Three-Dimensional Atomic-Scale Structural Transformation in a SrTiO3 Grain Boundary

Grain boundaries (GBs) in complex oxides play critical roles in governing their functional properties, which are intrinsically linked to their three-dimensional (3D) atomic configurations and local chemical environments that can deviate markedly from those of the bulk. However, the 3D atomic structures of GBs remain poorly understood due to the projection limitations of conventional (S)TEM. Here, using multislice electron ptychography, we resolve the 3D atomic structure of a {\Sigma}13(510)/[001] tilt GB in SrTiO3 with simultaneous visualization of both cation and oxygen columns. Depth-resolved reconstruction reveals pronounced structural inhomogeneity along the GB, uncovering a transition from the canonical symmetric configuration (STR1) to an asymmetric configuration (STR2) that is hidden in conventional projection imaging.
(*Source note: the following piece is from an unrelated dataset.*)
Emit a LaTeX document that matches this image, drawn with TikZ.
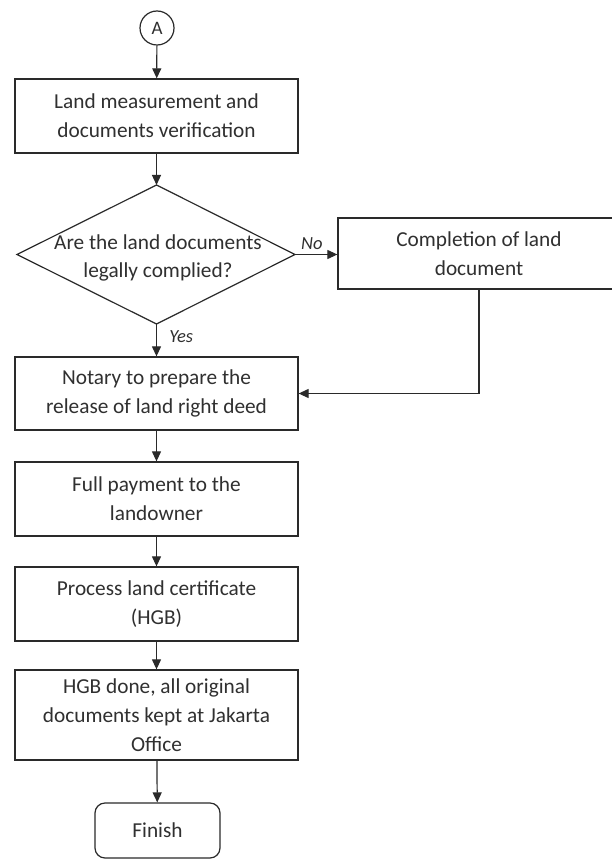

Quantitative analysis of atomic-column intensities demonstrates that these two GB configurations possess distinct local chemical and vacancy distributions. By further mapping the atomic displacement fields, we reveal that the transformation between STR1 and STR2 proceeds via local atomic shuffling at the GB core and collective shear displacement in the adjoining grains, mediated by the step and dislocation character of the junction, respectively. Moreover, analysis of oxygen octahedral rotations reveals a strong dependence on the local atomic structure with pronounced asymmetry around the STR2 region. These findings establish a direct link among the 3D atomic structure, local chemical composition, and lattice order parameters at the GB, underscoring the critical importance of depth-resolved characterization in understanding and engineering GB-mediated functionalities in complex oxides.